Moreover, we can think more deeply about our own dilemmas if we’re thinking about the past. Campaigners today will be more likely to turn to e-petitions and photo stunts, but the same strategic questions remain. To achieve any political change, a campaign needs to identify a target for pressure (who can stop this and how?), methods for pressure (how will they care?) and a coherent set of demands (what is up for debate and what is a core principle?).
Analysing the complexities
This final question is key, as movements often struggle with internal splinters over tactics or the difficulties of resolving conflicts with overlapping causes or pressures. Unlike American abolitionists, the British campaigners managed to stay relatively united in their demands for emancipation (triumphing in 1833), despite astonishing differences over party, religion, democracy and race: only after victory did deep differences on free trade, compensation for slaveholders, or real racial equality spill into the open.
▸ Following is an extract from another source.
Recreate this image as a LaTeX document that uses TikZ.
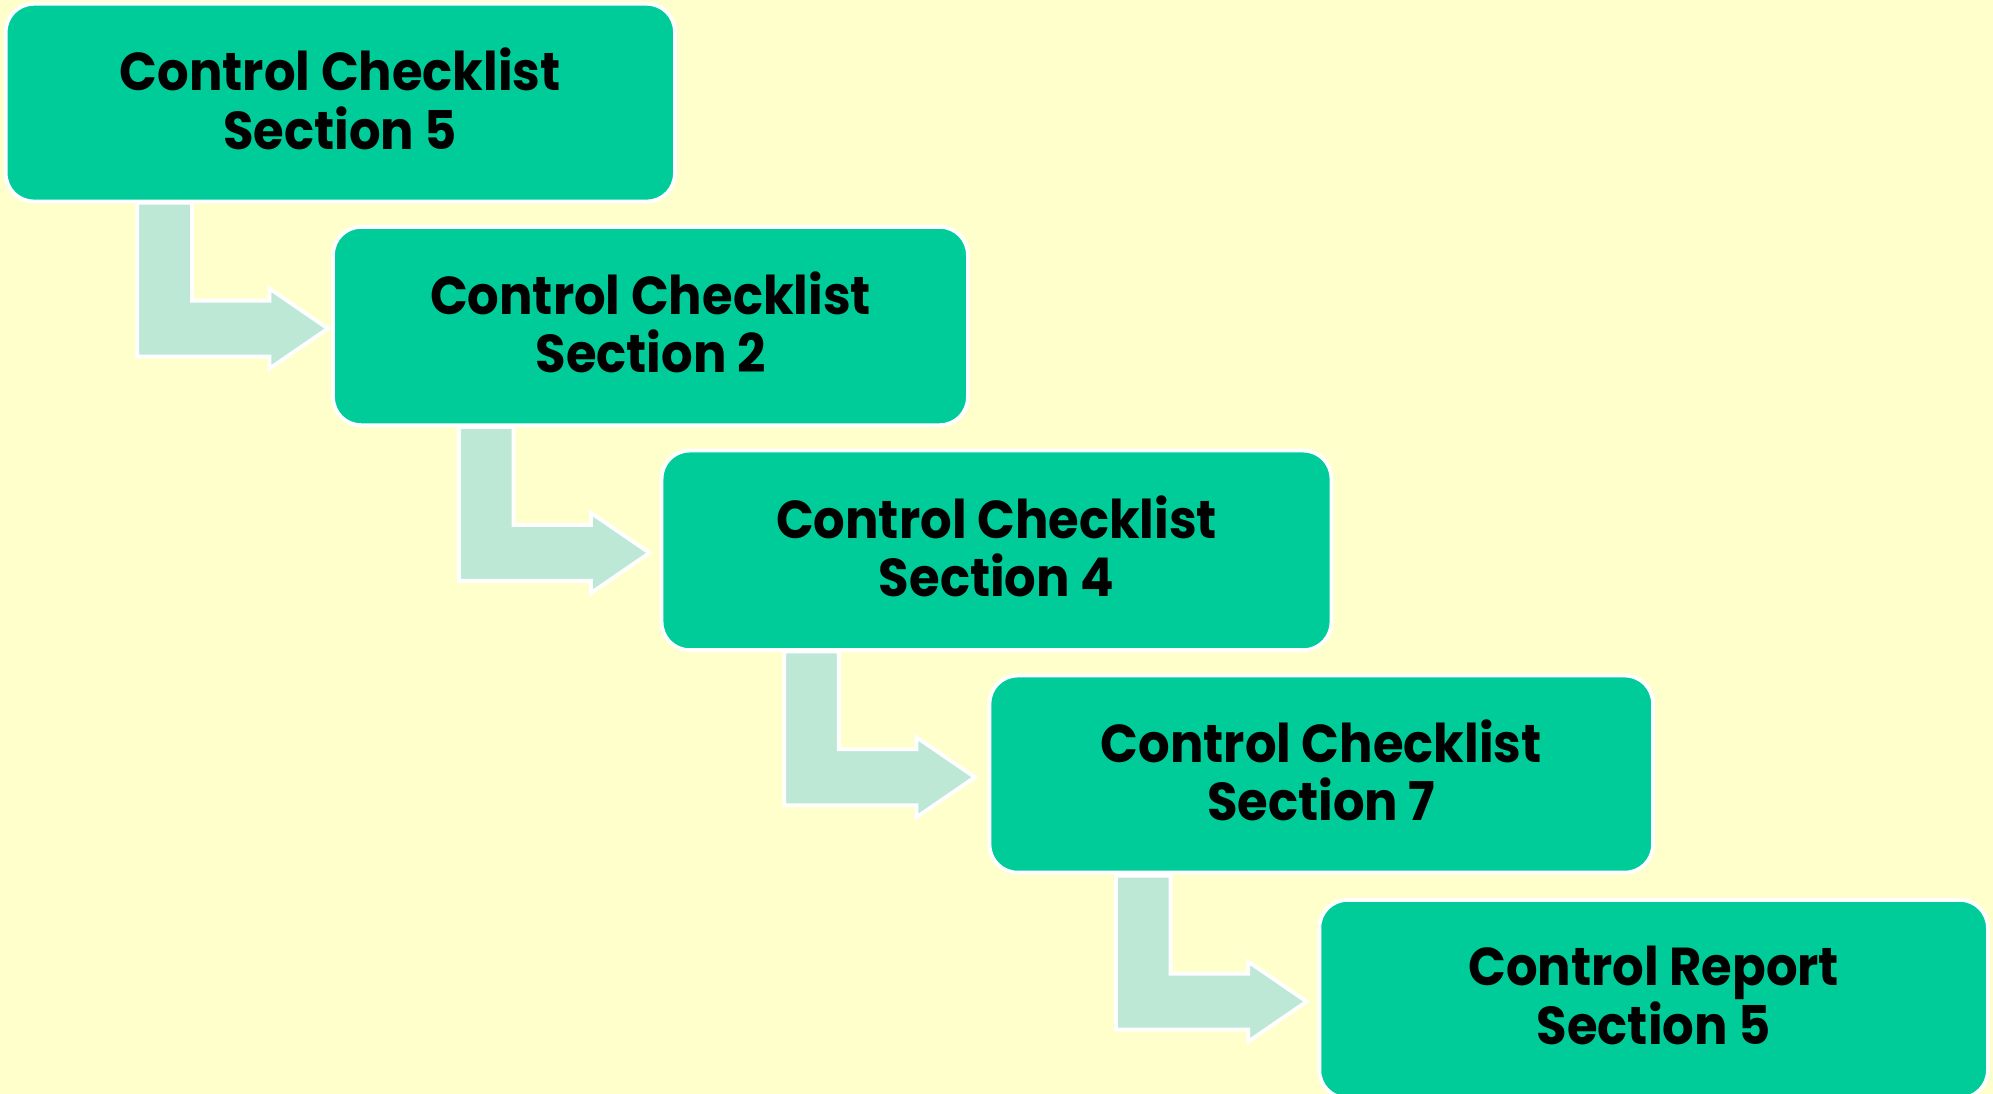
\documentclass[tikz,border=0pt]{standalone}
\usepackage{fontspec}
\setmainfont{Poppins}[FakeStretch=0.93]
\definecolor{bgyellow}{RGB}{255,255,204}
\definecolor{boxgreen}{RGB}{0,204,153}
\definecolor{arrowgreen}{RGB}{190,232,214}
\tikzset{
  stepbox/.style={draw=white, line width=3pt, fill=boxgreen, rounded corners=22pt,
    inner sep=0pt},
  steptext/.style={inner sep=0pt, align=center, text=black,
    font=\fontsize{42}{46}\selectfont\bfseries},
  bentarrow/.style={draw=white, line width=3pt, fill=arrowgreen, line join=miter}
}
\newcommand{\bentarrowat}[2]{%
  \draw[bentarrow] (#1,#2-99) -- (#1+43,#2-99) -- (#1+43,#2-22) -- (#1+104,#2-22)
    -- (#1+104,#2-31.5) -- (#1+150,#2) -- (#1+104,#2+31.5) -- (#1+104,#2+22)
    -- (#1,#2+22) -- cycle;}
\begin{document}
\begin{tikzpicture}[x=1pt,y=-1pt]
  \path[use as bounding box, fill=bgyellow] (0,0) rectangle (1568,860.7);
  \bentarrowat{108}{258.5}
  \bentarrowat{361}{435}
  \bentarrowat{617}{611.5}
  \bentarrowat{878}{788}
  \node[stepbox, minimum width=526.5pt, minimum height=155.5pt] (b1) at (267.75,80.75) {};
  \node[stepbox, minimum width=499.5pt, minimum height=156pt] (b2) at (511.75,256.5) {};
  \node[stepbox, minimum width=527pt, minimum height=157pt] (b3) at (784,433) {};
  \node[stepbox, minimum width=522pt, minimum height=155pt] (b4) at (1039.5,609) {};
  \node[stepbox, minimum width=526pt, minimum height=156pt] (b5) at (1301,786) {};
  \node[steptext] (t1) at ([yshift=3pt]b1.center) {Control Checklist\\Section 5};
  \node[steptext] (t2) at ([yshift=3pt]b2.center) {Control Checklist\\Section 2};
  \node[steptext] (t3) at ([yshift=3pt]b3.center) {Control Checklist\\Section 4};
  \node[steptext] (t4) at ([yshift=3pt]b4.center) {Control Checklist\\Section 7};
  \node[steptext] (t5) at ([yshift=3pt]b5.center) {Control Report\\Section 5};
\end{tikzpicture}
\end{document}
Today, social movements struggle with the same problems but in different ways. It would be a mistake to offer off the peg solutions based on trite measurements to the past: history is made to measure the complex interactions of a thousands decisions and circumstances. Studying it never offers lessons, but it can make us more skilful in analysing the complexities of our own time.
Very few of my graduates will use their detailed knowledge of the nineteenth-century reform acts in careers as lawyers, civil servants, or managers. But, like society in general, they will be better and sharper thinkers by stepping outside of our own world and understanding the past on its own terms, for big questions rather than repeatable lessons.